- SET TASK -
Repeat exactly the lines running from the first line of the data to the line containing "ames_05_x, ames_05_y = [5.350], [33.92]", both ends included, and nothing else; drop the pictures.

+++ PROVIDED DATA +++

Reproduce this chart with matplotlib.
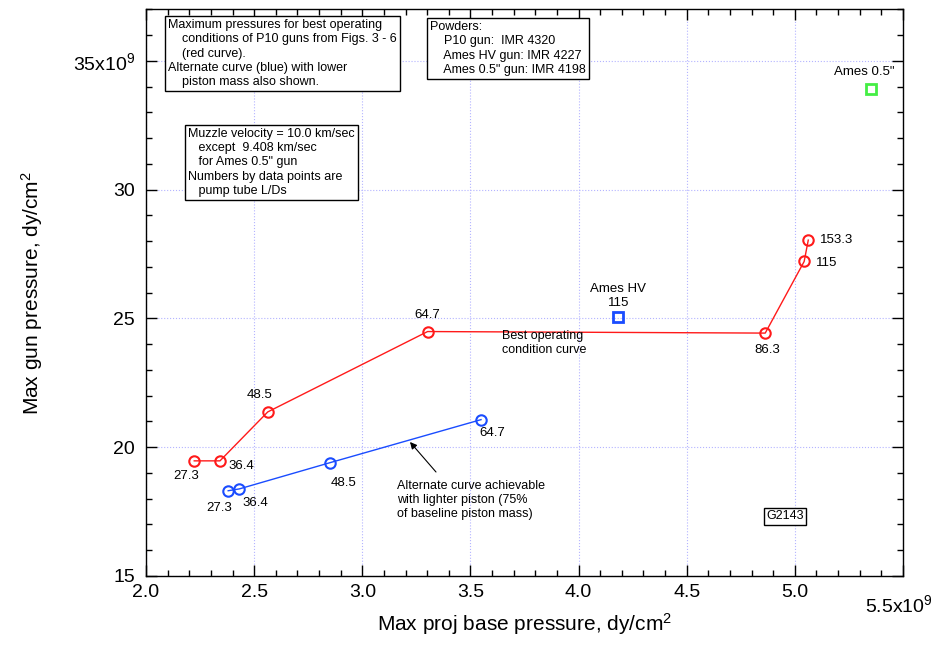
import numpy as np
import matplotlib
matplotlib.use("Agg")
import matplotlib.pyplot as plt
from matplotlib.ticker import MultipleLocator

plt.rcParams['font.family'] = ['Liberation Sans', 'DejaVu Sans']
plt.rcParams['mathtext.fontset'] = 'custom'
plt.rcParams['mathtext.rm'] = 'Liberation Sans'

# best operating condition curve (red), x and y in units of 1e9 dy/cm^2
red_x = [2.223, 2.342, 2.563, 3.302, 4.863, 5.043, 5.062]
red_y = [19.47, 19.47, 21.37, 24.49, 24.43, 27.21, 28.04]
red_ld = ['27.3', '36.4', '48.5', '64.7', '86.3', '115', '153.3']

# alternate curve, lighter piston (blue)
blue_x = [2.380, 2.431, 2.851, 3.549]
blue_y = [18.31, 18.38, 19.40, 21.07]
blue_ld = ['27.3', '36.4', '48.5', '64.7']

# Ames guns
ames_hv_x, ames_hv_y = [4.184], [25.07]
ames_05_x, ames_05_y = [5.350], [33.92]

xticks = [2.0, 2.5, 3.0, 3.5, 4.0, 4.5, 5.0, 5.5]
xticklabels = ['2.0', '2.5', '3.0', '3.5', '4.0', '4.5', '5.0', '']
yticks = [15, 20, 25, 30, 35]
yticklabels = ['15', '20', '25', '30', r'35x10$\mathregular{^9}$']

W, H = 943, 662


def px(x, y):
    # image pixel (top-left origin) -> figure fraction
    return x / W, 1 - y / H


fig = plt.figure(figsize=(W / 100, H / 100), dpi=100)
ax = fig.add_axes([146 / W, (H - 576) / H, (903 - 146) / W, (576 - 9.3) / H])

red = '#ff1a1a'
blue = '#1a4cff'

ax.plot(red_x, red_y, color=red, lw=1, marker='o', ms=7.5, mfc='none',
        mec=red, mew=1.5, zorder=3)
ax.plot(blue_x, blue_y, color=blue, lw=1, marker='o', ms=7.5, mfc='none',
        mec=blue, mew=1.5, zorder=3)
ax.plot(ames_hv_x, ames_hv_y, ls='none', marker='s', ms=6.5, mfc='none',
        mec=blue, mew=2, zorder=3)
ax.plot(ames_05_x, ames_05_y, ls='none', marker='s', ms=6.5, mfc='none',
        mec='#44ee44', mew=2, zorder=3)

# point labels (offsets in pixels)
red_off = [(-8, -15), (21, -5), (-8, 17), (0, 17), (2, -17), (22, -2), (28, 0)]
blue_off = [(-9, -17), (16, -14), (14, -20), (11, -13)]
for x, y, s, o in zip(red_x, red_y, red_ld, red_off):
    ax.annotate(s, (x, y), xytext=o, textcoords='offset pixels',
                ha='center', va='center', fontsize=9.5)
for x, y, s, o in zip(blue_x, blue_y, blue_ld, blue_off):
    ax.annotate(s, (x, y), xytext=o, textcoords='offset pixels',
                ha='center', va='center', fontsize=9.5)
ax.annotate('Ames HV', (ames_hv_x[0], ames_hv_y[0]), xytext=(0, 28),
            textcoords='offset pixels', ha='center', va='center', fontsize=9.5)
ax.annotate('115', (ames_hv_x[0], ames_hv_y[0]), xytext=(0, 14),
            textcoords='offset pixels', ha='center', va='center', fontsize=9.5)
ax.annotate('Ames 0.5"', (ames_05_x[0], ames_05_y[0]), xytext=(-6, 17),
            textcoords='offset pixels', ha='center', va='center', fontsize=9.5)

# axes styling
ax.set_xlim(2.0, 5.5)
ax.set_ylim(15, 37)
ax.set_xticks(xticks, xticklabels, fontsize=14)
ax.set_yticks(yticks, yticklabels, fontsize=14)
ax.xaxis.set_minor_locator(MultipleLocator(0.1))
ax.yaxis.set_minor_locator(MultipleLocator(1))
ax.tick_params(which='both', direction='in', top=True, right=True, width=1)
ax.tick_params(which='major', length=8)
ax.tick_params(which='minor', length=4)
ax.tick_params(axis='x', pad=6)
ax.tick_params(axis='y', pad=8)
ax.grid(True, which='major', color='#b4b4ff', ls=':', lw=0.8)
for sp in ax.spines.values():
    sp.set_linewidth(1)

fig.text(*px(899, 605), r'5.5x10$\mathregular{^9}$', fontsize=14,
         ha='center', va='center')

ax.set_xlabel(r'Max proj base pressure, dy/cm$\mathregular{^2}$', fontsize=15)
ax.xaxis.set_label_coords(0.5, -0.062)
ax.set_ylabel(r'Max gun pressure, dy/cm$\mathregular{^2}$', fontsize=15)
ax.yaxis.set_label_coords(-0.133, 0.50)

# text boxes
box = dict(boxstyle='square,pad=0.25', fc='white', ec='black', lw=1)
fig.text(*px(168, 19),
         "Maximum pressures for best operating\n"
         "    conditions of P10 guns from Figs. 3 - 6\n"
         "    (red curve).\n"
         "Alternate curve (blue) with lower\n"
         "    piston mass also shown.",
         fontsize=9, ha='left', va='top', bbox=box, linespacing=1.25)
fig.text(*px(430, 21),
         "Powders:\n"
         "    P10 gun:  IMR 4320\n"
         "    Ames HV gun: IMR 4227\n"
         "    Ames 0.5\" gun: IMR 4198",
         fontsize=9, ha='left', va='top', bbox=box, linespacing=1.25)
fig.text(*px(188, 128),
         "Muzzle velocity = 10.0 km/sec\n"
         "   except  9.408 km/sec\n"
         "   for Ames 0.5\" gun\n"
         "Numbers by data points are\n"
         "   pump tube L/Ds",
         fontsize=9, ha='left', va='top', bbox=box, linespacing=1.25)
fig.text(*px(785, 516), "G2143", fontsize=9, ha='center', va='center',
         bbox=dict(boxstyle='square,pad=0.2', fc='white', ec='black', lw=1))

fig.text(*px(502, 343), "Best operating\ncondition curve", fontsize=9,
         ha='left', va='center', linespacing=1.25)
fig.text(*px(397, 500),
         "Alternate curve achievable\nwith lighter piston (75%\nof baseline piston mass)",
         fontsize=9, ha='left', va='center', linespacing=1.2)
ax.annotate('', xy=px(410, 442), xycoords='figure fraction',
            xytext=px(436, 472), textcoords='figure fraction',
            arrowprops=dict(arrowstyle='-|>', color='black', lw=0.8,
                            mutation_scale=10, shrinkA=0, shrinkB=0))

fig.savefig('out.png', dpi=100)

+++

- ANSWER FOR THE TASK -
Reproduce this chart with matplotlib.
import numpy as np
import matplotlib
matplotlib.use("Agg")
import matplotlib.pyplot as plt
from matplotlib.ticker import MultipleLocator

plt.rcParams['font.family'] = ['Liberation Sans', 'DejaVu Sans']
plt.rcParams['mathtext.fontset'] = 'custom'
plt.rcParams['mathtext.rm'] = 'Liberation Sans'

# best operating condition curve (red), x and y in units of 1e9 dy/cm^2
red_x = [2.223, 2.342, 2.563, 3.302, 4.863, 5.043, 5.062]
red_y = [19.47, 19.47, 21.37, 24.49, 24.43, 27.21, 28.04]
red_ld = ['27.3', '36.4', '48.5', '64.7', '86.3', '115', '153.3']

# alternate curve, lighter piston (blue)
blue_x = [2.380, 2.431, 2.851, 3.549]
blue_y = [18.31, 18.38, 19.40, 21.07]
blue_ld = ['27.3', '36.4', '48.5', '64.7']

# Ames guns
ames_hv_x, ames_hv_y = [4.184], [25.07]
ames_05_x, ames_05_y = [5.350], [33.92]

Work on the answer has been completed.